Unfortunately simd only works on the hxcpp target, which Armory doesn’t use anymore. Development builds will use Krom and the production build will use the HL/C target so we won’t be getting any use out of it for Armory. It migh be possible to make simd for HL/C, but I wouldn’t know.
@zicklag At first sight, I’m looking for mainly reusing what’s available today in Armory/haxe…, so it’s easy to define for example custom iterators and iterable data types, and I focus on how to complete/provide/reuse a set of language abstractions/logic nodes/3D objects/… and optimizations for an object oriented high-performance computing in Armory.
Thus if the simd.hx is not interesting for all kind of platforms, it’s however I think an interesting example of a good way to organize things to make some cache-friendly things.
Looking for which strategy is best for an efficient OOP aproach in Armory will depend I think too as well on the hardware architecture/platform planned to use, but also the data access patterns+ dataset characteristics in the SW design.
Maybe @RobDangerous could give us advice in this domain on how to best use things like for example the haxe Map<K, V>(IMap<K, V>) , generics (see https://haxe.org/manual/type-system-generic.html) and iterators ?

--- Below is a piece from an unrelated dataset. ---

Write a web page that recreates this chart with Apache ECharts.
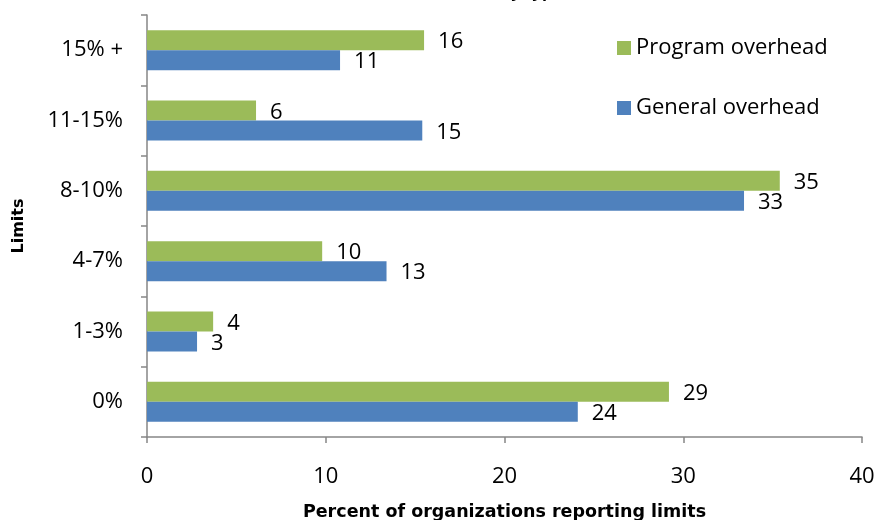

It would be interesting to know for example how to get the equivalent of a hand-written SOA layout with Haxe, like when a compilator is able to make for us things like smart function inlining, constant folding, … in order to get a more efficient application.
Sorry guys, I don’t understand what you’re talking about. I can just tell you that the simd API does not need to be profiled because every function literally just creates a single intrinsic.